Client Financing Made Easy

Although the common perception is that financing a remodeling project is more difficult these days, there are several basic options a remodeler can suggest to his clients, according to Dawn Cameron, CRA, 2010-11 president of the National Association of the Remodeling Industry’s Long Island/New York City chapter.

Cameron (NMLS Id: 404400) is a home mortgage consultant and renovation specialist for a major national lender in New York. “When I speak to a remodeler who asks what a homeowner can do to finance a home-improvement project when they don’t have cash, I tell him there are three options,” she says.

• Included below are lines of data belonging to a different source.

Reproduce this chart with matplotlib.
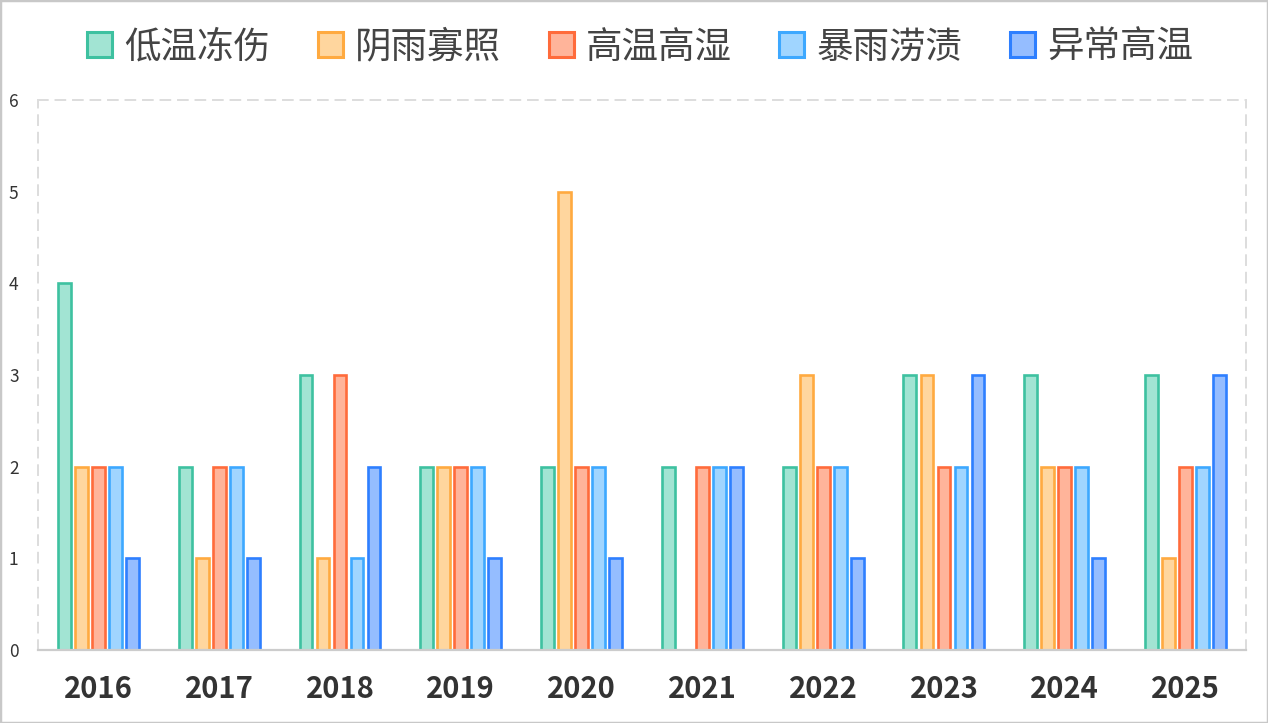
import matplotlib
matplotlib.use("Agg")
import matplotlib.pyplot as plt
from matplotlib.patches import Patch, Rectangle
import numpy as np

plt.rcParams['font.family'] = ['Noto Sans CJK SC', 'DejaVu Sans']

years = ['2016', '2017', '2018', '2019', '2020', '2021', '2022', '2023', '2024', '2025']
series_names = ['低温冻伤', '阴雨寡照', '高温高湿', '暴雨涝渍', '异常高温']
low_temp = [4, 2, 3, 2, 2, 2, 2, 3, 3, 3]
rainy = [2, 1, 1, 2, 5, 0, 3, 3, 2, 1]
hot_humid = [2, 2, 3, 2, 2, 2, 2, 2, 2, 2]
storm = [2, 2, 1, 2, 2, 2, 2, 2, 2, 2]
heat = [1, 1, 2, 1, 1, 2, 1, 3, 1, 3]
series_values = [low_temp, rainy, hot_humid, storm, heat]

edge_colors = ['#3EC1A0', '#FFAA40', '#FF6B3B', '#3DA8FF', '#2E7FFF']
fill_colors = ['#A2E4D3', '#FFD69E', '#FFB49A', '#A0D5FF', '#95BDFF']

fig = plt.figure(figsize=(12.68, 7.23), dpi=100)
ax = fig.add_axes([0.030, 0.101, 0.9526, 0.7607])

x = np.arange(len(years))
step = 0.141
width = 0.106
handles = []
for i, (name, vals) in enumerate(zip(series_names, series_values)):
    off = (i - 2) * step
    ax.bar(x + off, vals, width=width, facecolor=fill_colors[i],
           edgecolor=edge_colors[i], linewidth=1.9, zorder=3)
    handles.append(Patch(facecolor=fill_colors[i], edgecolor=edge_colors[i],
                         linewidth=2.2, label=name))

ax.set_xlim(-0.5, len(years) - 0.5)
ax.set_ylim(0, 6)
ax.set_yticks(range(0, 7))
ax.set_xticks(x)
ax.set_xticklabels(years, fontsize=21, fontweight='bold', color='#333333')
ax.tick_params(axis='x', length=0, pad=17)
ax.tick_params(axis='y', length=0, pad=14, labelsize=12.5, labelcolor='#333333')

for side in ['left', 'top', 'right']:
    ax.spines[side].set_color('#DDDDDD')
    ax.spines[side].set_linestyle((0, (5, 4)))
    ax.spines[side].set_linewidth(1.4)
ax.spines['bottom'].set_color('#CCCCCC')
ax.spines['bottom'].set_linewidth(1.6)
ax.spines['bottom'].set_zorder(4)

leg = fig.legend(handles=handles, loc='center', bbox_to_anchor=(0.505, 0.934),
                 ncol=5, frameon=False, fontsize=26.3,
                 handlelength=0.68, handleheight=0.68, handletextpad=0.34,
                 columnspacing=1.3, borderaxespad=0)
for t in leg.get_texts():
    t.set_color('#444444')

fig.patches.append(Rectangle((0, 0), 1, 1, transform=fig.transFigure,
                             fill=False, edgecolor='#C8C8C8', linewidth=2.5))

fig.savefig('out.png', dpi=100)
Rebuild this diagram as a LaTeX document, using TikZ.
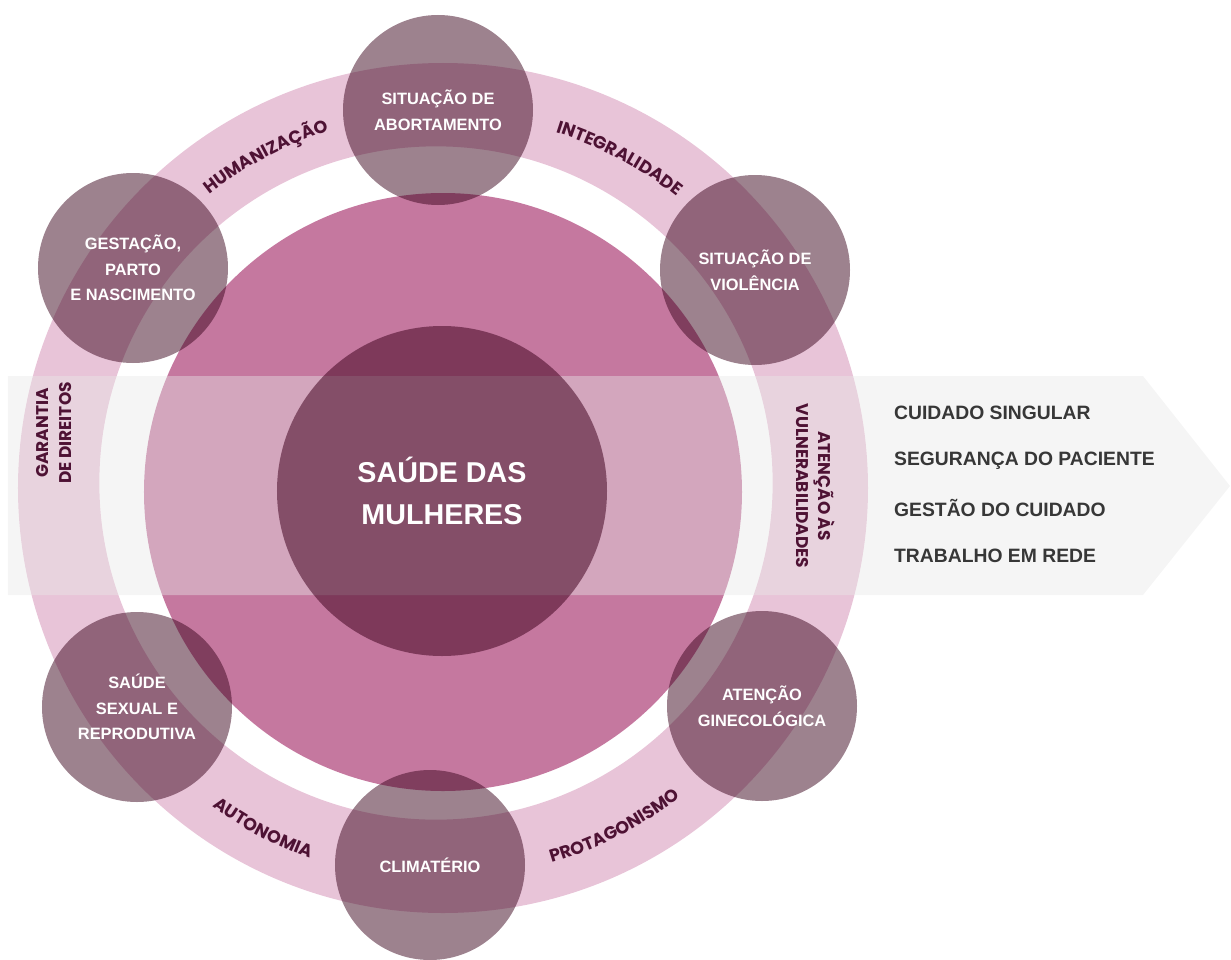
\documentclass[tikz,border=0pt]{standalone}
\usepackage{fontspec}
\setmainfont{Liberation Sans}
\newfontfamily\ringfont{Poppins}
\usetikzlibrary{positioning,decorations.text}

\definecolor{ringpink}{RGB}{232,196,216}
\definecolor{midpink}{RGB}{197,120,159}
\definecolor{bandgray}{RGB}{232,232,232}
\definecolor{plum}{RGB}{68,7,35}
\definecolor{mauve}{RGB}{60,5,30}
\definecolor{labelplum}{RGB}{78,18,52}
\definecolor{listgray}{RGB}{55,55,55}

\tikzset{
  theme/.style={circle, fill=mauve, fill opacity=0.5, text opacity=1, text=white,
    minimum size=5.7cm, inner sep=0pt, align=center,
    font=\bfseries\fontsize{14}{22}\selectfont},
  core/.style={circle, fill=plum, fill opacity=0.55, text opacity=1, text=white,
    minimum size=9.9cm, inner sep=0pt, align=center,
    font=\bfseries\fontsize{24.5}{36}\selectfont},
  axis/.style={text=labelplum, align=center, font=\ringfont\bfseries\fontsize{14.5}{19}\selectfont},
  item/.style={text=listgray, anchor=west, font=\bfseries\fontsize{16.5}{20}\selectfont},
  arclabel/.style={decorate, decoration={text along path, text align=center,
    text color=labelplum, text={|\ringfont\bfseries\fontsize{15}{16}\selectfont|#1}}},
}

\begin{document}
\begin{tikzpicture}
\useasboundingbox (-13.29,-14.07) rectangle (23.64,14.7);

% rings
\fill[ringpink, even odd rule] (0,0.06) circle (12.75) (-0.21,0.21) circle (10.1);
\fill[midpink] (0,-0.06) circle (8.97);

% band
\fill[bandgray, fill opacity=0.42] (-13.05,3.42) -- (21.0,3.42) -- (23.61,0.12)
  -- (21.0,-3.15) -- (-13.05,-3.15) -- cycle;

\node[core] (saude) at (-0.03,-0.03) {SAÚDE DAS\\MULHERES};

\node[theme] (abort) at (-0.15,11.4) {SITUAÇÃO DE\\ABORTAMENTO};
\node[theme] (violencia) at (9.36,6.6) {SITUAÇÃO DE\\VIOLÊNCIA};
\node[theme] (gineco) at (9.57,-6.48) {ATENÇÃO\\GINECOLÓGICA};
\node[theme] (climat) at (-0.39,-11.25) {CLIMATÉRIO};
\node[theme] (sexual) at (-9.18,-6.51) {SAÚDE\\SEXUAL E\\REPRODUTIVA};
\node[theme] (gestacao) at (-9.3,6.66) {GESTAÇÃO,\\PARTO\\E NASCIMENTO};

\path[arclabel=HUMANIZAÇÃO] (145:11.3) arc[start angle=145, end angle=91, radius=11.3];
\path[arclabel=INTEGRALIDADE] (89:11.25) arc[start angle=89, end angle=35, radius=11.25];
\path[arclabel=AUTONOMIA] (-145:11.75) arc[start angle=-145, end angle=-91, radius=11.75];
\path[arclabel=PROTAGONISMO] (-90:11.65) arc[start angle=-90, end angle=-36, radius=11.65];

\node[axis, rotate=90] (garantia) at (-11.67,1.71) {GARANTIA\\DE DIREITOS};
\node[axis, rotate=-90] (vulner) at (11.19,0.12) {ATENÇÃO ÀS\\VULNERABILIDADES};

\node[item] (cuidado) at (13.41,2.31) {CUIDADO SINGULAR};
\node[item, below=1.43cm of cuidado.west, anchor=west] (seguranca) {SEGURANÇA DO PACIENTE};
\node[item, below=1.43cm of seguranca.west, anchor=west] (gestao) {GESTÃO DO CUIDADO};
\node[item, below=1.43cm of gestao.west, anchor=west] (rede) {TRABALHO EM REDE};
\end{tikzpicture}
\end{document}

The first is the familiar home-equity line of credit, which is a loan a homeowner takes on the current or existing equity in the home. These are sometimes called second mortgages though the term is less commonly used today.

The homeowner also can do a cash-out refinance where he or she borrows above what is owed on the home against whatever equity is in the home already. In essence, the homeowner refinances his mortgage for more than he currently owes and then uses the difference to cover remodeling.

The third option is when the homeowner has no equity in the home. The owner may be purchasing or have just purchased it or the value has recently dropped. “They could be purchasing a home that needs work and only have the minimum down payment,” Cameron comments.

“That’s when the FHA 203(k) loan, which is a federally recognized loan, comes into play,” she says. “This allows the homeowner to borrow the money to pay off the loan or buy the house, depending on if it’s a refinance or a purchase, and also borrow the money to renovate it in one loan. The bank will consider the future or as-finished value of the house,” Cameron explains. This may also be looked at as future equity. (To learn more about the 203(k) Mortgage, see “Financial Solutions,” page 56.)

The bank becomes partnered with the remodeler, and the contractor will be paid directly by the lender as the job is being done.

The loans are arranged directly by the homeowner, but a remodeler can suggest various options. The remodeler is not a party to the loans; he has no financial obligation to this loan, but he will be paid by this loan through the lender.

It benefits the homeowner, Cameron explains, because he or she is borrowing the money at today’s prevailing rates, which are historically low. “You can get that extra $100,000 at 4.5 percent tax deductible. This way a homeowner is able to afford a larger project, which ultimately benefits the contractor, and the homeowner can afford to hire a qualified professional to do the job,” she says.

Cameron cautions that a remodeler should be wary of acting as a financial adviser or appearing to act as a financial adviser. She suggests, rather, that remodelers simply refer clients to someone like her who is affiliated with a lender.

Another reason for remodelers to refer homeowners to a lender fairly early on is that it helps the remodeler determine which would-be clients are qualified; that is, knowing whether the homeowner can afford everything he wants. “It really pays to address financial details very early in the process. I’d say appraisals are less of a problem than clients who have huge eyes and small pockets. They just want all these things but they can’t afford them. Knowing that up front saves the contractor a whole lot of time doing estimates and drawing plans and then not having the homeowner qualify,” she says.

The contractor doesn’t want to or need to be totally educated about loan programs, Cameron says. However, he should have some understanding of lending options. She suggests remodelers tell their clients: “You may have some options that you qualify for as far as financing that would make this very affordable for you. Here’s my friend at the bank; give him or her a call.”

Having an established relationship with a lender is a big advantage for remodelers, Cameron advises. “A contractor also needs to be approved by the bank,” she explains. “We screen them before we start writing them checks. We check their licenses, insurance and references, but once they’re approved, they’re on our list in good standing for two years.”

Being a preapproved contractor cuts at least a week out of the normal loan-processing time, she adds, and it can be a good source of referrals in the case of homeowners who come to a lender without already having a remodeler lined up.